## [What the task requires]
Print, exactly as they stand, the lines from the start of the listing to the line containing "CX, CY = 209, 241", inclusive.

## [Dataset extract]
___

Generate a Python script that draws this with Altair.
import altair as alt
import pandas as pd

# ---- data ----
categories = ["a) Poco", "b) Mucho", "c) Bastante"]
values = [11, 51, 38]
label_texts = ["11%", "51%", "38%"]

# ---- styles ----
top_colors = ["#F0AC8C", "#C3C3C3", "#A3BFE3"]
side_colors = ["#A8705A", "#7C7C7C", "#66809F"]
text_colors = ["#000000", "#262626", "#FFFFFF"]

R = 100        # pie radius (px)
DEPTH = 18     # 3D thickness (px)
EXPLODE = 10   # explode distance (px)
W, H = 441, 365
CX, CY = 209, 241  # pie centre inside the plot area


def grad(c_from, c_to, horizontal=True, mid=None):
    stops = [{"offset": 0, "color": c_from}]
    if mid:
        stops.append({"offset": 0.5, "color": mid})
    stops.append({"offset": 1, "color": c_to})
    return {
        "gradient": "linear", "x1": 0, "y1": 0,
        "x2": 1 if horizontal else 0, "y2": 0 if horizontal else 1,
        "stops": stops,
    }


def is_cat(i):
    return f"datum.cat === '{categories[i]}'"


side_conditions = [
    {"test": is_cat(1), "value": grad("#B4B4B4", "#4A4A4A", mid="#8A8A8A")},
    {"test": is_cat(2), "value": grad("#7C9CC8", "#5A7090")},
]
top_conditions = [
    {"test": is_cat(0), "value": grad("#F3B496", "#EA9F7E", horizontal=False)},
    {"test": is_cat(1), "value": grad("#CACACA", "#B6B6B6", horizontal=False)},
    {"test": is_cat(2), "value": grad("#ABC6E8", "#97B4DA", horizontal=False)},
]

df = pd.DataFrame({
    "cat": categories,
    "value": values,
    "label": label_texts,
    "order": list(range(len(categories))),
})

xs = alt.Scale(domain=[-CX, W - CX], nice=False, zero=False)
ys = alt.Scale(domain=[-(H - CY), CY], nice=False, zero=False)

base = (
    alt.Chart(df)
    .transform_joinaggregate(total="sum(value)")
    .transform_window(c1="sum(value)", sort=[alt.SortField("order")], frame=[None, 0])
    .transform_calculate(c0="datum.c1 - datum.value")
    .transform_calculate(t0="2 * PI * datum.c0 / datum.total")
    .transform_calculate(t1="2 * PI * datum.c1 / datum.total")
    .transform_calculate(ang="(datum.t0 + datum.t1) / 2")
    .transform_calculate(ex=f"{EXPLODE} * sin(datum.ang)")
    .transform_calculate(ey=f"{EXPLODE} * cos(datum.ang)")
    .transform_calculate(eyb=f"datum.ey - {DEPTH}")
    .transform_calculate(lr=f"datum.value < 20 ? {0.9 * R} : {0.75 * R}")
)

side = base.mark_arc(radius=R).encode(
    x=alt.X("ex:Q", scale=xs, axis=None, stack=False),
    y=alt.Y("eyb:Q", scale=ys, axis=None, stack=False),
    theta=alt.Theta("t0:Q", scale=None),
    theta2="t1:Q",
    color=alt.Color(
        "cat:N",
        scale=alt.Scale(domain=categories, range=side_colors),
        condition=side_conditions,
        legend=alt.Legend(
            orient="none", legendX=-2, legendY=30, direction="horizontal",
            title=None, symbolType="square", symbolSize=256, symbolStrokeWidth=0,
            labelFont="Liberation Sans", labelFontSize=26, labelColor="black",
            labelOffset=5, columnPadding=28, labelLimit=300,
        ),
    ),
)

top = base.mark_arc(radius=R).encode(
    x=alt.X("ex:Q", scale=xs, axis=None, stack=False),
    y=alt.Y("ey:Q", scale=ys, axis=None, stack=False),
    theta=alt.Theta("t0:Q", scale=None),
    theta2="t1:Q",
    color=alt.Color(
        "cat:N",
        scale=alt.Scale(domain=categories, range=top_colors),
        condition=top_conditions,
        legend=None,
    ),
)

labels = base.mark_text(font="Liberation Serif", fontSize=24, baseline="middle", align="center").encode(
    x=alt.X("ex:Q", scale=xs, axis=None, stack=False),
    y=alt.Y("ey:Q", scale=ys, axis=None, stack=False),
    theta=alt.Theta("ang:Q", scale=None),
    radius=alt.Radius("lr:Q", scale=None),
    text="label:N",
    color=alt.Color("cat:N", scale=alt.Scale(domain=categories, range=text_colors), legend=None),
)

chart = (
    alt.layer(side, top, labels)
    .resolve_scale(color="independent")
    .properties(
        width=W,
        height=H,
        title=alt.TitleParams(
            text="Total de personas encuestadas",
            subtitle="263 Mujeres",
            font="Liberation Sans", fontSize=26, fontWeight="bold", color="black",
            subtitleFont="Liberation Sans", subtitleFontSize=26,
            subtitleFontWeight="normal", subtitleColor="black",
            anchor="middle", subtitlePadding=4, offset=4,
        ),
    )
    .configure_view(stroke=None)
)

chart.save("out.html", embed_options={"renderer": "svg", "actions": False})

___

## [Answer below]
Generate a Python script that draws this with Altair.
import altair as alt
import pandas as pd

# ---- data ----
categories = ["a) Poco", "b) Mucho", "c) Bastante"]
values = [11, 51, 38]
label_texts = ["11%", "51%", "38%"]

# ---- styles ----
top_colors = ["#F0AC8C", "#C3C3C3", "#A3BFE3"]
side_colors = ["#A8705A", "#7C7C7C", "#66809F"]
text_colors = ["#000000", "#262626", "#FFFFFF"]

R = 100        # pie radius (px)
DEPTH = 18     # 3D thickness (px)
EXPLODE = 10   # explode distance (px)
W, H = 441, 365
CX, CY = 209, 241  # pie centre inside the plot area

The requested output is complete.